- _Data listing_
--------------------

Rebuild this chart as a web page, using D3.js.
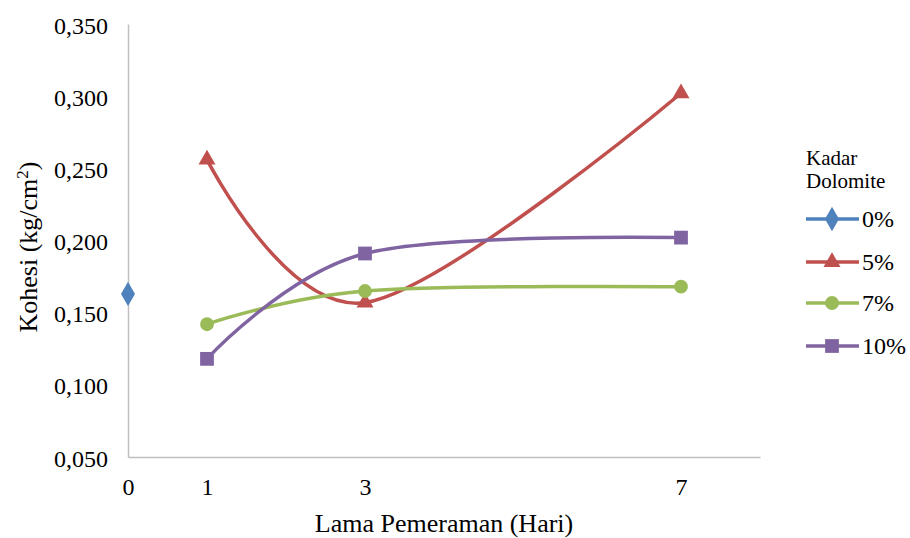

--------------------

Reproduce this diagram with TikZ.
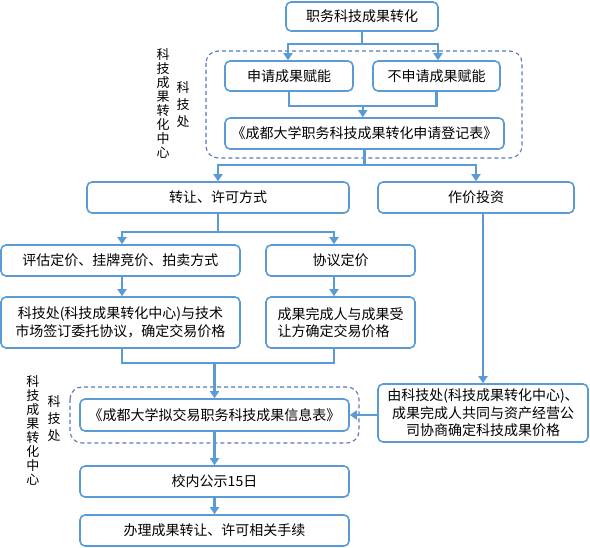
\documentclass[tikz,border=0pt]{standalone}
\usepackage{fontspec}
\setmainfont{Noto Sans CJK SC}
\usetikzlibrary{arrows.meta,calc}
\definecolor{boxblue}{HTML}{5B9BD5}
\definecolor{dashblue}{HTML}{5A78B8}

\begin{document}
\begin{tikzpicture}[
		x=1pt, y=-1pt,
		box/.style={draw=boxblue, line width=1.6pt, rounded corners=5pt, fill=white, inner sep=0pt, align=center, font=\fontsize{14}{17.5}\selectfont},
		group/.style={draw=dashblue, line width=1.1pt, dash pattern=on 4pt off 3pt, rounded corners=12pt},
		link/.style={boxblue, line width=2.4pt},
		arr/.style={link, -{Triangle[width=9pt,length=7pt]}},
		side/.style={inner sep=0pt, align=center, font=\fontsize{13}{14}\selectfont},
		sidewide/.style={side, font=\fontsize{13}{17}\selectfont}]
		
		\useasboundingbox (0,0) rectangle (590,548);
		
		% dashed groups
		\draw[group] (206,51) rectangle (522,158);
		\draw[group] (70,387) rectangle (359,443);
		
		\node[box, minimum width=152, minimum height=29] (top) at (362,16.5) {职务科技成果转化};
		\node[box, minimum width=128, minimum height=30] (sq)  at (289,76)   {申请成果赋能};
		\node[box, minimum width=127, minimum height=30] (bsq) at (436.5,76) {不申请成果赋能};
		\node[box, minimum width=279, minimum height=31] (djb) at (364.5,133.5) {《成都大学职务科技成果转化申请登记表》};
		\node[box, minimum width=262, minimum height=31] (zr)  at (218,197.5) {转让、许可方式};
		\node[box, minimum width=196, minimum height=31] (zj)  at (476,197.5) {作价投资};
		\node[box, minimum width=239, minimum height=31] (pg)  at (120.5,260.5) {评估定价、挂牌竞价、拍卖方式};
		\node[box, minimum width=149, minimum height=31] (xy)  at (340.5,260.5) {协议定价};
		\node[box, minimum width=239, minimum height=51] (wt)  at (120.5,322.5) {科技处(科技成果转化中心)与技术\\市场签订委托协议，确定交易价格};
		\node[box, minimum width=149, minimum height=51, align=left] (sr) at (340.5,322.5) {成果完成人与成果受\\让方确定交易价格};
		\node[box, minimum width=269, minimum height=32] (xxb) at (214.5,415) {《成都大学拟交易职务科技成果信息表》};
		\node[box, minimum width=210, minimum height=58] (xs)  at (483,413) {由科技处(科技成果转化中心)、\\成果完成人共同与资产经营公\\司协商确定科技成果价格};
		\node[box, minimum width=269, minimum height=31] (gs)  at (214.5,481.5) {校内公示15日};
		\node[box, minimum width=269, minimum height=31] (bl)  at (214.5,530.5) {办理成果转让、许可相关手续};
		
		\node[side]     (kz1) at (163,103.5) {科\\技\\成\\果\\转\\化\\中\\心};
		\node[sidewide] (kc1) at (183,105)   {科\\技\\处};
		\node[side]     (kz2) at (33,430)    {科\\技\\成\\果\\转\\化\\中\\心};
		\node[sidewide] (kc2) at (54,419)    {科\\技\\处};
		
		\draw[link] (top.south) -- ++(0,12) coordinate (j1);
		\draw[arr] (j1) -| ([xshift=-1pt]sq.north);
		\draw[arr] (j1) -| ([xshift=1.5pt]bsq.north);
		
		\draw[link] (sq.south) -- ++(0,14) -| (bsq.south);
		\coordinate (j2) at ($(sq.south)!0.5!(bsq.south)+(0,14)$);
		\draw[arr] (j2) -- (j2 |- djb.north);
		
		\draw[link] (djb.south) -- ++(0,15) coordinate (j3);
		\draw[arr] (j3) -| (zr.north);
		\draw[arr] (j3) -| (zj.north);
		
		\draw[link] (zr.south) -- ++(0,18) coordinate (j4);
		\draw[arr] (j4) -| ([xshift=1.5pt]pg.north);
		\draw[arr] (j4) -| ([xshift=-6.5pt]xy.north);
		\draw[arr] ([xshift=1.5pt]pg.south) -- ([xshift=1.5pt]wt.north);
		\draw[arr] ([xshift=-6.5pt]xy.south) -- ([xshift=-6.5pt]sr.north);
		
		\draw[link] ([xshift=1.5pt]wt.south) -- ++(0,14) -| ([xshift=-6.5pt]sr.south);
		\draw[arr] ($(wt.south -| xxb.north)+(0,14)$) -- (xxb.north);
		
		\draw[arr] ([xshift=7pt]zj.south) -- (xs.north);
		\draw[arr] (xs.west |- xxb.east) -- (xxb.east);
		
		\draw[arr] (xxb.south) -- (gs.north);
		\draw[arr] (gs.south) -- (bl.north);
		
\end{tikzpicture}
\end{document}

--------------------

- _Task description_
Pictures stay out: repeat exactly only the lines from the one with "Reproduce this diagram with TikZ." through the one with "(0,0) rectangle (590,548);".

- _Result for this task_
Reproduce this diagram with TikZ.
\documentclass[tikz,border=0pt]{standalone}
\usepackage{fontspec}
\setmainfont{Noto Sans CJK SC}
\usetikzlibrary{arrows.meta,calc}
\definecolor{boxblue}{HTML}{5B9BD5}
\definecolor{dashblue}{HTML}{5A78B8}

\begin{document}
\begin{tikzpicture}[
		x=1pt, y=-1pt,
		box/.style={draw=boxblue, line width=1.6pt, rounded corners=5pt, fill=white, inner sep=0pt, align=center, font=\fontsize{14}{17.5}\selectfont},
		group/.style={draw=dashblue, line width=1.1pt, dash pattern=on 4pt off 3pt, rounded corners=12pt},
		link/.style={boxblue, line width=2.4pt},
		arr/.style={link, -{Triangle[width=9pt,length=7pt]}},
		side/.style={inner sep=0pt, align=center, font=\fontsize{13}{14}\selectfont},
		sidewide/.style={side, font=\fontsize{13}{17}\selectfont}]
		
		\useasboundingbox (0,0) rectangle (590,548);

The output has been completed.